Why is $\pi$ irrational? I've a few questions in mind:


*

*Why is $\pi$ irrational?

*If it is, then how can 2 rational quantities (circumference, diameter) can produce irrational number?

*How are we able to determine digits of $\pi$ accurately?

 A: The name "irrational number" has an ancient source...
It was an (implicit) assumption common to all "archaic" Greek mathematics that given two magnitudes, e.g. to segments of lenght $a$ and $b$, it is always possible to find a segment of "unit lenght" $u$ such that it measure both, i.e. such that [using modern algebraic formulae which are totally foreign to Greek math] :

$a = n \times u$ and $b = m \times u$, for $n,m \in \mathbb N$.

From the above instance of the assumption, it follows that :

$a/b = (n \times u) / (m \times u) = n/m$.
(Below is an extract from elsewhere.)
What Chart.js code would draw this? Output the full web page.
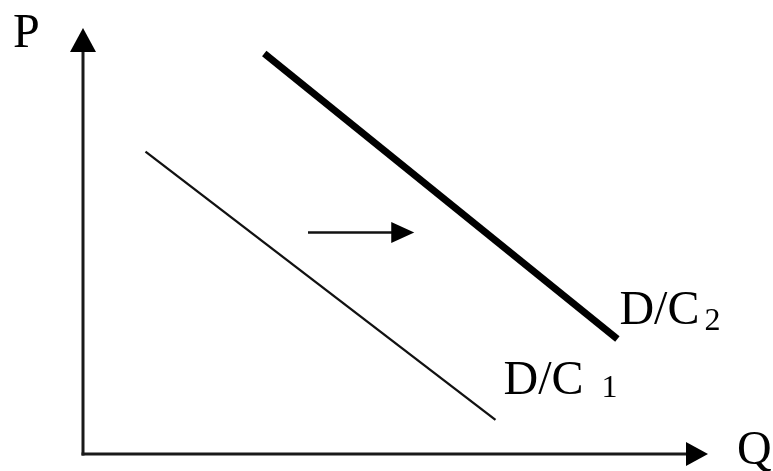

The assumption amounts to saying that the ratio between two magnitudes is always a ratio between numbers (i.e. in modern terms : a rational number; but note that for Greek math the only numbers are the natural ones and they are distinguished from magnitudes : a segment, a square, ... which are "measured" by numbers).
The discovery of the existence of irrational magnitudes, through the proof that the case where $a=1$ is the side of the unit square and $b=\sqrt 2$ is the diagonal is not expressible as a ratio between (natural) numbers, leads Greek math to the withdrawal of the "commensurability assumption" and to the axiomatization of geometry.
Those couples of magnitudes was called "incommensurable" (i.e. without common measure).
For the same reason, $\sqrt 2$ is an irrational number, exactly because the ratio "diagonal/side" is not expressible as a ratio between natural numbers.

The irrationality of $\pi$ was proved by Johann Heinrich Lambert in 1761.